Gotham Season Finale Review: All Happy Families Are Alike
The Gotham season finale is here, and with it, the end of a divisive and controversial season. Who came out on top?
This Gotham review contains spoilers.
A lot happens in the Gotham season one finale, as you would expect. But since it’s the season finale of Gotham, a lot of what happens is pure nonsense. I can sum up everything wrong with this finale fairly succinctly, though. Ready?
Gotham Logic: Kill an interesting character, but keep your most irritating, hated ones alive…or at least ambivalently dead…so they can live to annoy your audience another day.
You see, “All Happy Families Are Alike” may have a lot going on, but it also feels like everyone involved was just making things up as they went along until they ran out of time. The writers knew that by the end of season one, Oswald Cobblepot would be top dog in Gotham City. How he got there clearly didn’t matter…as long as he got to stand on that ledge and howl “I’m the king of Gotham!”
Robin Lord-Taylor was this show’s undisputed highlight all year long, but that particular moment reminded me more of this than anything else. And while I have to blame the writers and not the actor for this, he also delivered the obligatory “nothing personal” when he explained his master plan to the man he was supposed to kill. As a writer, you should have to put a large bill in the cliche jar any time one of your characters has to resort to that.
But speaking of cliches, we may as well discuss Fish Mooney. If you go back to my earliest Gotham reviews, you’ll see that I pegged her as a fascinating character to watch. I’m not sure when exactly I started to find her a laughable caricature, but it happened, and her “triumphant return” this week was a head-scratcher. Wasn’t she suffering from a gunshot wound the last time we saw her? She got better really quick.
Why Selina Kyle was in this episode at all, other than perhaps to fulfill a contractual obligation, was a similar mystery. Much has been made of Fish’s Catwoman-esque mannerisms, so you could see why Selina would gravitate towards her. Perhaps if this had happened, oh, I dunno, ten episodes ago, Selina suddenly idolizing Fish would make some degree of sense.
But perhaps the failing here is mine.

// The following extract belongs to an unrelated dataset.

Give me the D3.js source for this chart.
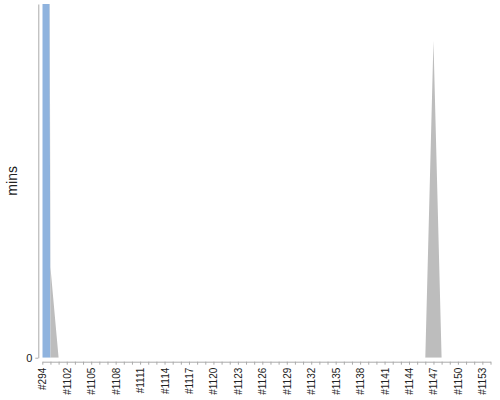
<!DOCTYPE html>
<html>
<head>
<meta charset="utf-8">
<script src="https://cdn.jsdelivr.net/npm/d3@7"></script>
<style>
  body { margin: 0; background: #fff; }
  svg { font-family: "Liberation Sans", Arial, sans-serif; }
</style>
</head>
<body>
<svg id="chart" width="500" height="400"></svg>
<script>
// build labels along the x axis
let builds = ["#294", "#1100", "#1101", "#1102", "#1103", "#1104", "#1105", "#1106",
  "#1107", "#1108", "#1109", "#1110", "#1111", "#1112", "#1113", "#1114",
  "#1115", "#1116", "#1117", "#1118", "#1119", "#1120", "#1121", "#1122",
  "#1123", "#1124", "#1125", "#1126", "#1127", "#1128", "#1129", "#1130",
  "#1131", "#1132", "#1133", "#1134", "#1135", "#1136", "#1137", "#1138",
  "#1139", "#1140", "#1141", "#1142", "#1143", "#1144", "#1145", "#1146",
  "#1147", "#1148", "#1149", "#1150", "#1151", "#1152", "#1153", "#1154"];

// minutes per build, two stacked series
let blueMins = [475, 0, 0, 0, 0, 0, 0, 0, 0, 0, 0, 0, 0, 0, 0, 0,
  0, 0, 0, 0, 0, 0, 0, 0, 0, 0, 0, 0, 0, 0, 0, 0,
  0, 0, 0, 0, 0, 0, 0, 0, 0, 0, 0, 0, 0, 0, 0, 0,
  0, 0, 0, 0, 0, 0, 0, 0];
let grayMins = [0, 12.8, 0, 0, 0, 0, 0, 0, 0, 0, 0, 0, 0, 0, 0, 0,
  0, 0, 0, 0, 0, 0, 0, 0, 0, 0, 0, 0, 0, 0, 0, 0,
  0, 0, 0, 0, 0, 0, 0, 0, 0, 0, 0, 0, 0, 0, 0, 0,
  44.8, 0, 0, 0, 0, 0, 0, 0];

let yDomain = [0, 50];
let yTicks = [0];

let chartAttr = {
  "left": 42.3,
  "right": 490.5,
  "top": 4,
  "bottom": 357.7,
  "axisOffset": 4
}

let svg = d3.select("#chart");

let xScale = d3.scalePoint()
  .domain(builds)
  .range([chartAttr.left, chartAttr.right]);

let yScale = d3.scaleLinear()
  .domain(yDomain)
  .range([chartAttr.bottom, chartAttr.top]);

// stack the two series
let rows = builds.map(function(b, i) {
  return {"build": b, "blue": blueMins[i], "gray": grayMins[i]};
});
let stacked = d3.stack().keys(["blue", "gray"])(rows);
let colors = {"blue": "#8fb3de", "gray": "#bdbdbd"};

// clip areas to the plot region
svg.append("clipPath")
  .attr("id", "plotClip")
  .append("rect")
  .attr("x", chartAttr.left)
  .attr("y", chartAttr.top)
  .attr("width", chartAttr.right - chartAttr.left)
  .attr("height", chartAttr.bottom - chartAttr.top);

let areaGenerator = d3.area()
  .x(function(d) { return xScale(d.data.build); })
  .y0(function(d) { return yScale(d[0]); })
  .y1(function(d) { return yScale(d[1]); });

svg.append("g")
  .attr("clip-path", "url(#plotClip)")
  .selectAll("path")
  .data(stacked)
  .enter()
  .append("path")
  .attr("d", areaGenerator)
  .style("fill", function(d) { return colors[d.key]; });

// x axis, label every third build
let xAxis = svg.append("g")
  .attr("transform", "translate(0," + (chartAttr.bottom + chartAttr.axisOffset) + ")")
  .call(d3.axisBottom(xScale)
    .tickSize(3)
    .tickSizeOuter(0)
    .tickFormat(function(d, i) { return i % 3 === 0 ? d : ""; }));
xAxis.selectAll("text")
  .attr("transform", "rotate(-90)")
  .attr("x", -6)
  .attr("y", 0)
  .attr("dy", "0.35em")
  .style("text-anchor", "end")
  .style("font-size", "10px")
  .style("fill", "#222");

// y axis
let yAxis = svg.append("g")
  .attr("transform", "translate(" + (chartAttr.left - chartAttr.axisOffset) + ",0)")
  .call(d3.axisLeft(yScale)
    .tickValues(yTicks)
    .tickSize(3)
    .tickSizeOuter(0));
yAxis.selectAll("text")
  .style("font-size", "11px")
  .style("fill", "#222");

svg.selectAll(".domain, .tick line")
  .style("stroke", "#aaa");

// y axis title
svg.append("text")
  .attr("transform", "translate(17," + ((chartAttr.top + chartAttr.bottom) / 2) + ")rotate(-90)")
  .text("mins")
  .style("text-anchor", "middle")
  .style("font-size", "14px")
  .style("fill", "#222");
</script>
</body>
</html>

Asking why any character behaves the way they do on this show or makes the choices they do is a fool’s errand. I should have learned this by now.
But can I at least ask why the writers do what they do?

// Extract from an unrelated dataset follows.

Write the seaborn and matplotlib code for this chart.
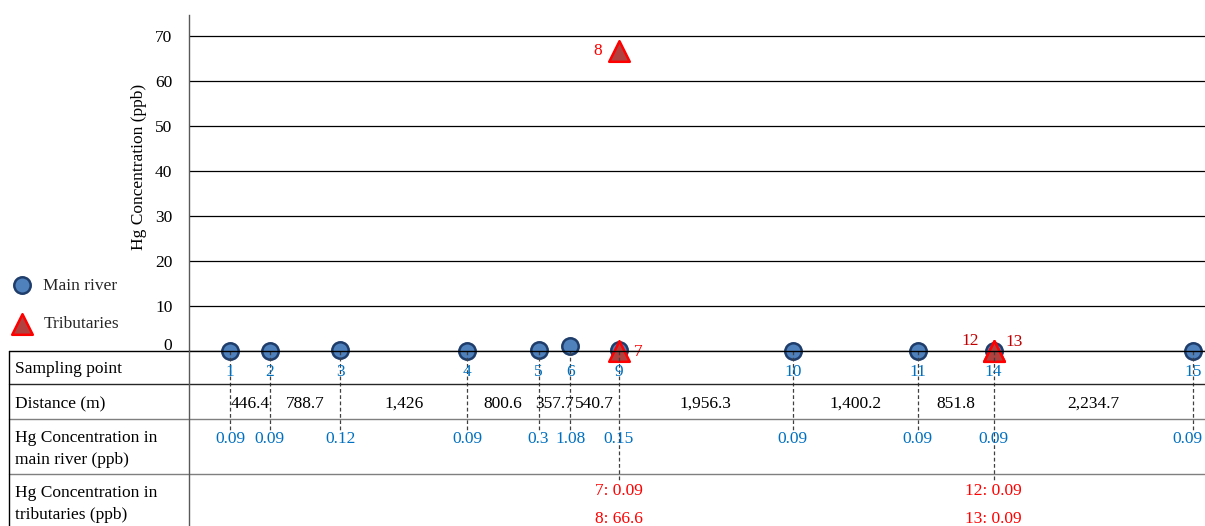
import matplotlib
matplotlib.use("Agg")
import matplotlib.pyplot as plt
import matplotlib.transforms as mtransforms
from matplotlib.lines import Line2D
import numpy as np
import pandas as pd
import seaborn as sns

# Main-river sampling points (upstream -> downstream) and reach lengths between them
main_points = [1, 2, 3, 4, 5, 6, 9, 10, 11, 14, 15]
reach_lengths = [446.4, 788.7, 1426, 800.6, 357.7, 540.7, 1956.3, 1400.2, 851.8, 2234.7]
reach_labels = ["446.4", "788.7", "1,426", "800.6", "357.7", "540.7",
                "1,956.3", "1,400.2", "851.8", "2,234.7"]
main_hg = [0.09, 0.09, 0.12, 0.09, 0.3, 1.08, 0.15, 0.09, 0.09, 0.09, 0.09]
main_hg_labels = ["0.09", "0.09", "0.12", "0.09", "0.3", "1.08", "0.15",
                  "0.09", "0.09", "0.09", "0.09"]

# Tributary samples and the main-river point where each tributary joins
trib_points = [7, 8, 12, 13]
trib_junction = [9, 9, 14, 14]
trib_hg = [0.09, 66.6, 0.09, 0.09]
trib_hg_labels = ["0.09", "66.6", "0.09", "0.09"]

y_ticks = [0, 10, 20, 30, 40, 50, 60, 70]
row_titles = ["Sampling point", "Distance (m)",
              "Hg Concentration in\nmain river (ppb)",
              "Hg Concentration in\ntributaries (ppb)"]

sns.set_theme(style="white")
plt.rcParams["font.family"] = ["Liberation Serif", "DejaVu Serif"]
FS = 12.5

BLUE_TXT = "#0070C0"
RED_TXT = "#FF0000"
DARK_RED = "#C00000"

# Positions along the river = cumulative distance from point 1
main_x = np.concatenate([[0.0], np.cumsum(reach_lengths)])
pos_of = dict(zip(main_points, main_x))
trib_x = [pos_of[j] for j in trib_junction]

main_df = pd.DataFrame({"point": main_points, "x": main_x, "hg": main_hg})
trib_df = pd.DataFrame({"point": trib_points, "x": trib_x, "hg": trib_hg})

W, H = 1205, 526
fig = plt.figure(figsize=(W / 100, H / 100), dpi=100)
ax = fig.add_axes([189 / W, (H - 351) / H, (W - 189) / W, (351 - 15) / H])
tab = fig.add_axes([189 / W, 0, (W - 189) / W, 175 / H], sharex=ax)

# --- scatter of concentrations -------------------------------------------
sns.scatterplot(data=main_df, x="x", y="hg", ax=ax, marker="o", s=140,
                color="#4F81BD", edgecolor="#1F3D6B", linewidth=1.8,
                label="Main river", clip_on=False, zorder=3)
sns.scatterplot(data=trib_df, x="x", y="hg", ax=ax, marker="^", s=220,
                color="#B0413F", edgecolor="#FF0000", linewidth=1.8,
                label="Tributaries", clip_on=False, zorder=4)

ax.set_xlim(-460, 10940)
ax.set_ylim(0, 74.7)
ax.set_yticks(y_ticks)
ax.set_yticklabels([str(t) for t in y_ticks], fontsize=FS)
ax.tick_params(axis="y", length=6, width=0.8, color="#404040", pad=6,
               labelcolor="black")
ax.tick_params(axis="x", bottom=False, labelbottom=False)
ax.set_xlabel("")
ax.set_ylabel("Hg Concentration (ppb)", fontsize=FS, color="black")
ax.yaxis.set_label_coords(-0.041, 0.548)
ax.yaxis.grid(True, color="black", linewidth=0.9)
ax.xaxis.grid(False)
for side in ("top", "right", "bottom"):
    ax.spines[side].set_visible(False)
ax.spines["left"].set_color("#595959")
ax.spines["left"].set_linewidth(1.0)

# lift the "0" tick label a little above the table border
zero_lbl = ax.yaxis.get_major_ticks()[0].label1
zero_lbl.set_transform(zero_lbl.get_transform()
                       + mtransforms.ScaledTranslation(0, 0.07, fig.dpi_scale_trans))

# tributary point labels
label_style = {7: (14, -1, RED_TXT), 8: (-15, 0, RED_TXT),
               12: (-17, 7, DARK_RED), 13: (15, 6, DARK_RED)}
for p, x, y in zip(trib_points, trib_x, trib_hg):
    dx, dy, c = label_style[p]
    ax.annotate(str(p), (x, y), xytext=(dx, dy), textcoords="offset points",
                ha="center", va="center", color=c, fontsize=FS,
                annotation_clip=False)

# legend at the far left
handles, labels = ax.get_legend_handles_labels()
ax.legend(handles, labels, loc="center left", frameon=False, fontsize=FS,
          bbox_to_anchor=(5 / W, (H - 305) / H), bbox_transform=fig.transFigure,
          handletextpad=0.6, labelspacing=1.3, handlelength=1.2,
          borderaxespad=0)

# --- data table under the chart --------------------------------------------
tab.set_ylim(175, 0)
tab.axis("off")
left_edge = (9 - 189) / (W - 189)
row_lines = [0, 33, 68, 123]
row_colors = ["black", "#262626", "#7f7f7f", "#7f7f7f"]
for yl, c in zip(row_lines, row_colors):
    tab.axhline(yl, xmin=left_edge, xmax=1, color=c, linewidth=1.0, clip_on=False)
for xa, c in ((left_edge, "black"), (0.0, "#595959")):
    tab.add_line(Line2D([xa, xa], [0, 1], transform=tab.transAxes, color=c,
                        linewidth=1.0, clip_on=False))

title_x = (15 - 189) / (W - 189)
title_y = [18, 53, 98, 153]
ttrans = mtransforms.blended_transform_factory(tab.transAxes, tab.transData)
for t, yv in zip(row_titles, title_y):
    tab.text(title_x, yv, t, transform=ttrans, ha="left", va="center",
             fontsize=FS, color="black", linespacing=1.45, clip_on=False)

junctions = set(trib_junction)
for p, x in zip(main_points, main_x):
    bottom = 129 if p in junctions else 79
    tab.plot([x, x], [0, bottom], color="#404040", linewidth=0.9,
             linestyle=(0, (3, 2)), zorder=1)
    tab.text(x, 21, str(p), ha="center", va="center", fontsize=FS,
             color=BLUE_TXT, zorder=3)

mid_x = (main_x[:-1] + main_x[1:]) / 2
for x, lbl in zip(mid_x, reach_labels):
    tab.text(x, 53, lbl, ha="center", va="center", fontsize=FS, color="black",
             zorder=3)

# concentration values; the last one is nudged left to stay inside the frame
n_main = len(main_x)
for i, (x, lbl) in enumerate(zip(main_x, main_hg_labels)):
    dx = -4 if i == n_main - 1 else 0
    tab.annotate(lbl, (x, 88), xytext=(dx, 0), textcoords="offset points",
                 ha="center", va="center", fontsize=FS, color=BLUE_TXT,
                 zorder=3, annotation_clip=False)

stack = {}
for p, x, lbl in zip(trib_points, trib_x, trib_hg_labels):
    k = stack.get(x, 0)
    stack[x] = k + 1
    tab.text(x, 140 + 28 * k, f"{p}: {lbl}", ha="center", va="center",
             fontsize=FS, color=RED_TXT, clip_on=False)

fig.savefig("out.png", dpi=100)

Even Gotham supporters must agree that Barbara has been an odious, offensive character. At various points this season she has been: a one-dimensional love interest, a devious/promiscuous bisexual stereotype, a caricature of someone with addiction issues, and finally…a murderer. And not just any murderer. A murderer who then uses her recent trauma to attempt murder of her ex-boyfriend’s current lover.
(And remember, folks: Jim Gordon loves this woman so much that he’ll eventually name his daughter after her.)

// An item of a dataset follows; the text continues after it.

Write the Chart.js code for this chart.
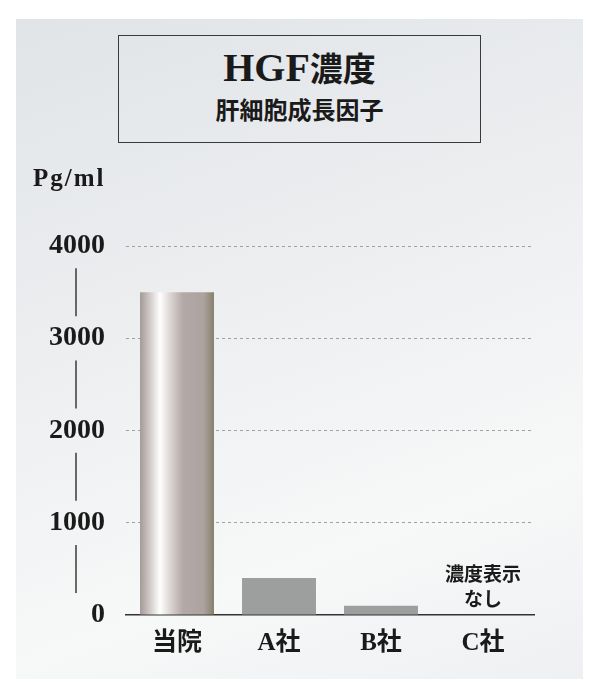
<!DOCTYPE html>
<html>
<head>
<meta charset="utf-8">
<script src="https://cdn.jsdelivr.net/npm/chart.js@4.4.0/dist/chart.umd.min.js"></script>
<style>
  html, body { margin: 0; padding: 0; background: #fff; }
  #wrap { position: relative; width: 600px; height: 700px; overflow: hidden; }
  #panel {
    position: absolute; left: 16px; top: 19px; width: 567px; height: 660px;
    background: linear-gradient(160deg, #e1e4e7 0%, #eceef0 40%, #f7f8f8 75%, #eef0f2 100%);
  }
  #titleBox {
    position: absolute; left: 118px; top: 35px; width: 363px; height: 108px;
    box-sizing: border-box; border: 1px solid #3a3a3a; text-align: center; color: #1a1a1a;
    font-family: 'Liberation Serif', 'Noto Sans CJK JP', serif; font-weight: bold;
  }
  #titleBox .main { position: absolute; left: 0; right: 0; top: 10px; height: 44px; line-height: 44px; }
  #titleBox .main .lat { font-size: 40px; }
  #titleBox .main .cjk { font-size: 33px; }
  #titleBox .sub { position: absolute; left: 0; right: 0; top: 60px; height: 30px; line-height: 30px; font-size: 24px; }
  canvas { position: absolute; left: 0; top: 0; }
</style>
</head>
<body>
<div id="wrap">
  <div id="panel"></div>
  <div id="titleBox">
    <div class="main"><span class="lat">HGF</span><span class="cjk">濃度</span></div>
    <div class="sub">肝細胞成長因子</div>
  </div>
  <canvas id="myChart" width="600" height="700"></canvas>
</div>
<script>
// =====> Data <=====
const categories = ['当院', 'A社', 'B社', 'C社'];
const hgfValues = [3500, 400, 100, null];   // C社: no value given
const yTicks = [0, 1000, 2000, 3000, 4000];
const unitLabel = 'Pg/ml';
const noValueNote = ['濃度表示', 'なし'];

const serif = "'Liberation Serif', 'Noto Sans CJK JP', serif";
const barPct = 0.725;

const ctx = document.getElementById('myChart').getContext('2d');

// silver gradient for our own bar, plain gray for the others
function barColor(c) {
    if (c.dataIndex !== 0) return '#9d9e9e';
    const chart = c.chart;
    const xs = chart.scales.x;
    if (!chart.chartArea || !xs) return '#b0a6a4';
    const center = xs.getPixelForValue(0);
    const w = xs.width / categories.length * barPct;
    const g = chart.ctx.createLinearGradient(center - w / 2, 0, center + w / 2, 0);
    g.addColorStop(0, '#a39a97');
    g.addColorStop(0.12, '#cbc5c3');
    g.addColorStop(0.27, '#ffffff');
    g.addColorStop(0.42, '#d8d2d0');
    g.addColorStop(0.58, '#b3a9a7');
    g.addColorStop(0.86, '#ada2a0');
    g.addColorStop(0.95, '#958d7f');
    g.addColorStop(1, '#857e68');
    return g;
}

// unit label, the little vertical bars between tick labels, and the "no value" note
const extras = {
    id: 'extras',
    afterDraw(chart) {
        const c = chart.ctx;
        const xs = chart.scales.x, ys = chart.scales.y;
        c.save();
        c.fillStyle = '#1a1a1a';
        c.font = 'bold 25px ' + serif;
        c.letterSpacing = '2px';
        c.textAlign = 'left';
        c.textBaseline = 'alphabetic';
        c.fillText(unitLabel, 33, 186);
        c.letterSpacing = '0px';

        c.strokeStyle = '#3a3a3a';
        c.lineWidth = 1.5;
        for (let i = 0; i < yTicks.length - 1; i++) {
            const y = ys.getPixelForValue((yTicks[i] + yTicks[i + 1]) / 2);
            c.beginPath();
            c.moveTo(76, y - 24);
            c.lineTo(76, y + 24);
            c.stroke();
        }

        c.font = 'bold 19px ' + serif;
        c.textAlign = 'center';
        c.textBaseline = 'middle';
        hgfValues.forEach((v, i) => {
            if (v !== null) return;
            const x = xs.getPixelForValue(i);
            const base = ys.getPixelForValue(0);
            c.fillText(noValueNote[0], x, base - 39);
            c.fillText(noValueNote[1], x, base - 14);
        });
        c.restore();
    }
};

const chart = new Chart(ctx, {
    type: 'bar',
    data: {
        labels: categories,
        datasets: [{
            label: 'HGF',
            data: hgfValues,
            backgroundColor: barColor,
            borderWidth: 0,
            barPercentage: barPct,
            categoryPercentage: 1
        }]
    },
    options: {
        responsive: false,
        animation: false,
        layout: { padding: { left: 0, top: 246, right: 66, bottom: 25 } },
        plugins: {
            legend: { display: false },
            tooltip: { enabled: false }
        },
        scales: {
            x: {
                afterFit: (s) => { s.height = 60; },
                grid: { display: false, drawTicks: false },
                border: { display: true, color: '#333', width: 1.5 },
                ticks: {
                    color: '#1a1a1a',
                    padding: 14,
                    font: { family: serif, size: 25, weight: 'bold' }
                }
            },
            y: {
                min: 0,
                max: 4000,
                afterFit: (s) => { s.width = 126; },
                afterBuildTicks: (s) => { s.ticks = yTicks.map(v => ({ value: v })); },
                grid: {
                    drawTicks: false,
                    color: (c) => (c.tick && c.tick.value === 0) ? 'rgba(0,0,0,0)' : '#a0a0a0',
                    lineWidth: 1
                },
                border: { display: false, dash: [3, 3] },
                ticks: {
                    color: '#1a1a1a',
                    padding: 21,
                    callback: (v) => String(v),
                    font: { family: serif, size: 28, weight: 'bold' }
                }
            }
        }
    },
    plugins: [extras]
});
</script>
</body>
</html>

As if that isn’t bad enough, all of this…all of this ridiculous horribleness culminates in a hair-pulling slap fight. Y’know, I realize Gotham is supposed to take place in a kind of ambivalent time period, but that shouldn’t extend to it being written like the writers are actually from 1954.
Anyway, she’s still alive. Don Maroni is dead (in what I’ll confess was a cool moment, and one of the few genuine surprises this show has ever delivered), but Barbara is alive. I’d rather not bring up the fact that Don Maroni is supposed to be the guy who scars Harvey Dent and creates Two-Face, because then it opens up the floor to the idea that I’m only harsh on Gotham because it deviates from established Batman mythology. That simply isn’t true. I’m harsh on Gotham because it kills relatively interesting characters (Maroni), retires the best actor on the show (John Doman’s Carmine Falcone), but keeps awful cartoon characters like Barbara Kean and Fish Mooney alive.
I’ll give the show this, they managed to establish the idea that the Riddler simply can’t help himself when it comes to leaving clues about his crimes. They made sure we knew it, too, because that scene went on forever. But I do think Cory Michael Smith can pull off a proper Riddler now, as his whole body language kinda changed and maybe, just maybe, there’s hope. But probably not. Because it still all came down to Miss Kringle and a typewritten note.
Bruce and Alfred are generally episode high points, but, ummmm…listen. Gotham literally gave away the last shot of the season finale (the Batcave tease) in the trailer for this episode. At this point, I pretty much expect Bruce and Alfred to descend that staircase and find an old Batman costume that Thomas Wayne once wore (see: “The First Batman” from Detective Comics #235).
Gotham defenders need to ask yourselves while we wait for season two: if you removed the familiar Batman brand names from this series…would it still hold the same appeal for you?